Utanmıyor musunuz? 
Milletin ruhunun, fikrinin, iradesinin, arzusunun, benliğinin ırzına geçenlere karşı; alçaklığın korkunç bir cehaletle harmanlandığı arsızlığınızla, suskun kalmaya utanmıyor musunuz? 
Haydi, korkak ve bir o kadar da pısırıksınız. Anladık!
Bu milletin kimliği üzerinde kanlı bir tahakküm kurmaya çalışanlara karşı, yine bu milletin meydanlara ve zihinlere kazıdığı unutulmayacak destanı neden gölgelemeye çabalıyorsunuz? 
O kadar mı kirlisiniz? 
Asker üzerinden yalancı merhamet propagandaları gütmekle, “askerime dokunma!’’cılık oyunu oynamakla ve namlusunu kendi öz halkına doğrultmuş sözüm ona emir kullarını başımıza taç etmekle insan mı olduğunuzu zannediyorsunuz? 
İnsanlık rolü taslamakla, sizin habis fikirlerinizi idrak edemediğimizi mi düşünüyorsunuz?

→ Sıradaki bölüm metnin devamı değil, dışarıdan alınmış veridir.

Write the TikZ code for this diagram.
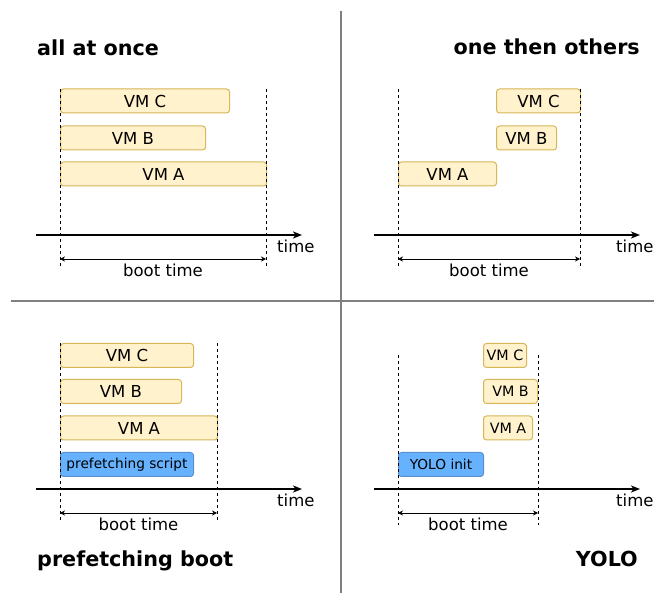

Anlayış tek: Ya hainsiniz ya aptal! 
Siz televizyon başında patatesli cipsinizi alıp yanında Alman malı biranızı yudumlarken, bin bir motifle damgalanmış envai çeşit iradenin, meydanlarda kelle koltukta verdiği mücadelenin üzerini, leş nefsinizin sahtekâr perdeleriyle örtemezsiniz!  
Türk Silahlı Kuvvetleri’nin sırtını, sizin gibi markacı vatanseverlerin samimiyetsiz merhametine yaslayacak değiliz. Çok şükür ki, namünasip emirlere itaat etmeyen yiğitlerle, vicdanını hain rütbelilere satan vasıfsızları bir tutmayacak idrake sahibiz.
Milletini korumaya ant içen asker müsveddeleri kendi vatandaşlarını tanklarla ezip kurşuna dizerken, halkın ihanetin kulu olanlara karşı mücadelesini barbarlıkla tanımlama cüretini nasıl gösterebiliyorsunuz?
Gezi’de, hiçlikle yoğrulmuş bir davanın hiçlikten peyda olmuş teröristlerinin barbar eylemlerine set çeken polisler gavur evladıydı da, ihanete direnen vatanın öz savunucularına kurşun sıkanlar mı Anadolu kuzusu oldu? 
Dış güdümlü satranç oyuncularının piyonu olmaktan öteye gidemeyen yakıp yıkıcılar direnişçiydi de, paralel örgütlerin vatana kast edişine karşı meydanlarda vatan türküleri tüttürenler mi koyun sürüsü? 
Apo tezahüratlarının semalarda yankılandığı renk renk ve fikir fikir bayraklarla kuşatılmış meydanlarda, ne üdüğü belirsiz terör yandaşlarıyla omuz omuza verenler; tek renk ve tek fikirle boyanmış sokakların F-16’ların kol gezdiği semalarında yükselen ALLAH-Û EKBER nidalarına laf etme edepsizliğini gösteremezler! 
Ve siz, lüks semtlerin kalbi kara namı ‘’beyaz’’ları; 
Elinizde viskiniz üstünüzde röpteşambrınızla caddelerden geçen cuntacıları alkışlarken hiç mi hicap duymadınız? 
Merak etmeyin!
Gelecek…
Hepinizin sırası gelecek… 
Önce Allah sonra vatan diyenler, sizi ve ruhuna mil çekilmiş ideolojilerinizi yokluğa gömmeye gelecekler! 
Bekleyin. 
Biz de bekliyoruz. 
Bekliyor ve istiyoruz.
Necip Fazıl’ın haykırdığı gibi; 
“Aziz vatanı, aziz devleti, aziz anneyi, aziz hocayı, aziz kanunu, aziz bayrağı, aziz şunu, aziz bunu; izafî kıymetler borsasında ve (spekülâsyon) cambazlarının elinden kurtaran bir heyecan…
Bunu istiyoruz!
Ya verilsin, ya vereceklere yol açılsın! ‘’
Küfrün adi bulanıklığına hizmet edenlerin, yolumuzdan çekilmesini istiyoruz!